EDIT: I'm with you, Sausage, when it comes to films that put living, real people (or groups) in harm's way, even in the form of a fantasy scenario, in order to solely exploit the id of the viewer. As I said, if Tarantino made a current-day revenge fantasy about, I'll give another U.S. government example, Tea Party voters hunting down President Obama - that's morally repugnant to me because of the actual stakes involved. But playing in a historical sandbox without real-life implications as a form of cinematic release is not only not problematic to me, it's delightful if done right (the way Tarantino has been able to pull it off twice in a row now).
Last edited by mfunk9786 on Wed Dec 12, 2012 9:13 pm, edited 1 time in total.
User avatar
domino harvey
Dot Com Dom
Joined: Wed Jan 11, 2006 6:42 pm

Re: Django Unchained (Quentin Tarantino, 2012)
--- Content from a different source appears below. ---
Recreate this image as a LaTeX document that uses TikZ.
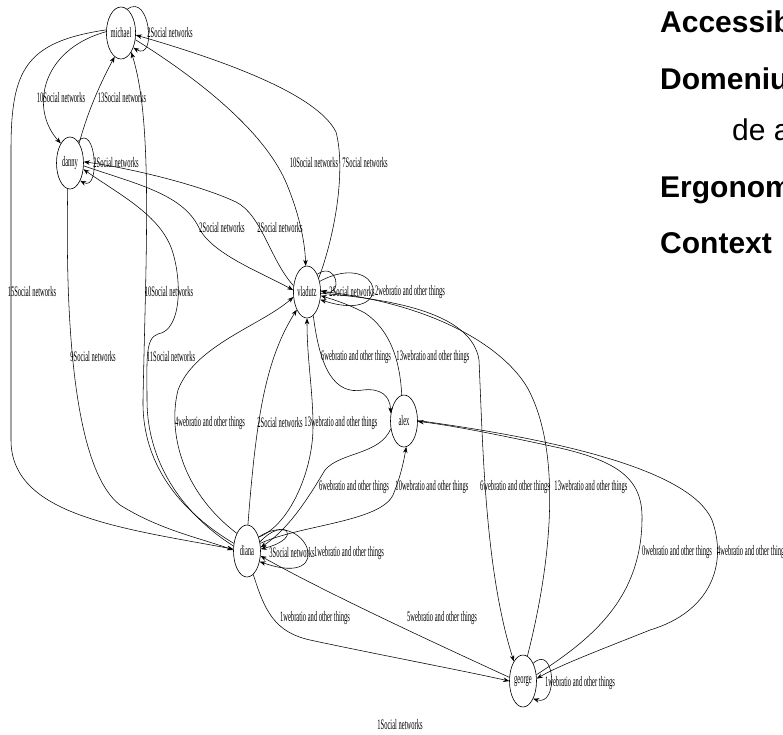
\documentclass[tikz,border=0pt]{standalone}
\usepackage{graphicx}
\usepackage{fontspec}
\setmainfont{Liberation Serif}
\newfontfamily\slidefont{Liberation Sans}
\usetikzlibrary{arrows.meta,shapes.geometric}
\newcommand{\glab}[1]{\scalebox{0.45}[1]{\fontsize{14.5}{14.5}\selectfont #1}}
\tikzset{
  gnode/.style={ellipse, draw, line width=0.6pt, minimum width=27pt, minimum height=52pt, inner sep=0pt},
  gedge/.style={line width=0.55pt, -{Stealth[length=6pt,width=4.5pt]}},
  elab/.style={inner sep=0pt},
  slide/.style={anchor=base west, inner sep=0pt, font={\slidefont\fontsize{30}{30}\selectfont}}
}
\begin{document}
\begin{tikzpicture}[x=1pt,y=-1pt]
\useasboundingbox (0,0) rectangle (783,734);
\clip (0,0) rectangle (783,734);
\fill[white] (0,0) rectangle (783,734);
% nodes
\node[gnode] (M)  at (121,33)  {\glab{michael}};
\node[gnode] (Dn) at (70,163)  {\glab{danny}};
\node[gnode] (V)  at (307,292) {\glab{vladutz}};
\node[gnode] (A)  at (404,421) {\glab{alex}};
\node[gnode] (Di) at (247,551) {\glab{diana}};
\node[gnode] (G)  at (523,681) {\glab{george}};
% slide text
\node[slide] (t1) at (660,32)  {\bfseries Accessib};
\node[slide] (t2) at (660,89)  {\bfseries Domeniul};
\node[slide] (t3) at (732,140) {de a};
\node[slide] (t4) at (660,197) {\bfseries Ergonom};
\node[slide] (t5) at (660,253) {\bfseries Context};
% loops
\draw[gedge] (M.75) .. controls (150,-8) and (157,62) .. (M.-50);
\draw[gedge] (Dn.70) .. controls (96,122) and (101,192) .. (Dn.-60);
\draw[gedge] (V.60) .. controls (337,260) and (344,297) .. (V.5);
\draw[gedge] (V.40) .. controls (382,248) and (398,325) .. (V.-30);
\draw[gedge] (Di.35) .. controls (285,515) and (305,538) .. (Di.8);
\draw[gedge] (Di.50) .. controls (305,505) and (340,590) .. (Di.-40);
\draw[gedge] (G.60) .. controls (555,643) and (559,707) .. (G.-60);
% social networks edges
\draw[gedge] (M.175) .. controls (40,50) and (30,110) .. (Dn.115);
\draw[gedge] (Dn.65) .. controls (88,110) and (102,80) .. (M.-105);
\draw[gedge] (M.168) .. controls (25,42) and (11,70) .. (11,150) -- (11,440) .. controls (11,515) and (120,528) .. (Di.172);
\draw[gedge] (Dn.-95) .. controls (65,330) and (75,470) .. (120,505) .. controls (160,530) and (200,538) .. (Di.176);
\draw[gedge] (Di.150) .. controls (170,505) and (142,455) .. (143,400) .. controls (146,250) and (153,120) .. (M.-62);
\draw[gedge] (Di.160) .. controls (180,512) and (147,460) .. (147,400) .. controls (147,360) and (145,338) .. (158,334) .. controls (182,330) and (182,280) .. (172,250) .. controls (160,215) and (120,195) .. (Dn.-25);
\draw[gedge] (M.-25) .. controls (200,80) and (262,130) .. (285,180) .. controls (298,210) and (305,240) .. (V.93);
\draw[gedge] (V.50) .. controls (335,235) and (346,170) .. (336,132) .. controls (320,100) and (250,68) .. (M.-8);
\draw[gedge] (Dn.-12) .. controls (140,185) and (185,195) .. (200,230) .. controls (215,255) and (260,272) .. (V.172);
\draw[gedge] (V.155) .. controls (270,260) and (262,215) .. (236,202) .. controls (200,185) and (130,168) .. (Dn.5);
\draw[gedge] (Di.88) .. controls (256,420) and (265,360) .. (V.-120);
% webratio edges
\draw[gedge] (Di.50) .. controls (290,525) and (313,470) .. (313,427) .. controls (313,390) and (307,360) .. (V.-90);
\draw[gedge] (Di.120) .. controls (180,490) and (168,430) .. (178,390) .. controls (195,345) and (262,325) .. (V.-160);
\draw[gedge] (V.-75) .. controls (320,370) and (335,395) .. (363,390) .. controls (380,388) and (390,395) .. (A.150);
\draw[gedge] (A.95) .. controls (400,360) and (390,330) .. (365,313) .. controls (350,305) and (335,300) .. (V.-15);
\draw[gedge] (A.-150) .. controls (380,455) and (340,452) .. (325,470) .. controls (310,495) and (290,528) .. (Di.15);
\draw[gedge] (Di.30) .. controls (300,525) and (380,522) .. (393,495) .. controls (400,478) and (403,465) .. (A.-85);
\draw[gedge] (V.-5) .. controls (400,300) and (472,315) .. (479,360) .. controls (483,450) and (485,570) .. (G.115);
\draw[gedge] (G.80) .. controls (552,560) and (562,450) .. (527,387) .. controls (505,350) and (440,305) .. (V.3);
\draw[gedge] (G.25) .. controls (590,640) and (641,600) .. (642,520) .. controls (643,480) and (620,462) .. (560,448) .. controls (500,435) and (450,425) .. (A.-2);
\draw[gedge] (A.2) .. controls (560,440) and (690,470) .. (712,520) .. controls (728,565) and (710,612) .. (650,630) .. controls (600,650) and (560,665) .. (G.10);
\draw[gedge] (Di.-75) .. controls (265,612) and (275,632) .. (310,640) .. controls (380,655) and (460,670) .. (G.180);
\draw[gedge] (G.165) .. controls (450,650) and (330,595) .. (Di.-20);
% labels
\node[elab] (l1)  at (170,33)  {\glab{2Social networks}};
\node[elab] (l2)  at (116,163) {\glab{2Social networks}};
\node[elab] (l3)  at (61,98)   {\glab{10Social networks}};
\node[elab] (l4)  at (122,98)  {\glab{13Social networks}};
\node[elab] (l5)  at (32,292)  {\glab{15Social networks}};
\node[elab] (l6)  at (93,357)  {\glab{9Social networks}};
\node[elab] (l7)  at (169,292) {\glab{10Social networks}};
\node[elab] (l8)  at (171,357) {\glab{11Social networks}};
\node[elab] (l9)  at (314,163) {\glab{10Social networks}};
\node[elab] (l10) at (365,163) {\glab{7Social networks}};
\node[elab] (l11) at (222,228) {\glab{2Social networks}};
\node[elab] (l12) at (280,228) {\glab{2Social networks}};
\node[elab] (l13) at (352,292) {\glab{2Social networks}};
\node[elab] (l14) at (410,292) {\glab{2webratio and other things}};
\node[elab] (l15) at (210,423) {\glab{4webratio and other things}};
\node[elab] (l16) at (280,423) {\glab{2Social networks}};
\node[elab] (l17) at (341,423) {\glab{13webratio and other things}};
\node[elab] (l18) at (356,357) {\glab{6webratio and other things}};
\node[elab] (l19) at (433,357) {\glab{13webratio and other things}};
\node[elab] (l20) at (354,487) {\glab{6webratio and other things}};
\node[elab] (l21) at (432,487) {\glab{10webratio and other things}};
\node[elab] (l22) at (515,487) {\glab{6webratio and other things}};
\node[elab] (l23) at (591,487) {\glab{13webratio and other things}};
\node[elab] (l24) at (677,552) {\glab{0webratio and other things}};
\node[elab] (l25) at (752,552) {\glab{4webratio and other things}};
\node[elab] (l26) at (292,553) {\glab{3Social networks}};
\node[elab] (l27) at (349,553) {\glab{1webratio and other things}};
\node[elab] (l28) at (315,618) {\glab{1webratio and other things}};
\node[elab] (l29) at (442,618) {\glab{5webratio and other things}};
\node[elab] (l30) at (580,683) {\glab{1webratio and other things}};
\node[elab] (l31) at (400,725) {\glab{1Social networks}};
\end{tikzpicture}
\end{document}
#149 Post by domino harvey »

mfunk9786 wrote:It's... you know, just a movie.
Oh come on. Why are you going down this avenue on this board?
User avatar
mfunk9786
Under Chris' Protection
Joined: Fri May 16, 2008 8:43 pm
Location: Miami, FL

Re: Django Unchained (Quentin Tarantino, 2012)

#150 Post by mfunk9786 »

See above: Django and Basterds are just movies. They're not rooted in any moral or historical truth beyond their vague times and places. They're, in every sense of the word, JUST MOVIES. When we're talking about 'true stories,' 'ripped from the headlines' films, or sticky situations involving representing hateful attitudes or stereotypes onscreen, that's not only a different ballpark - it's a different sport.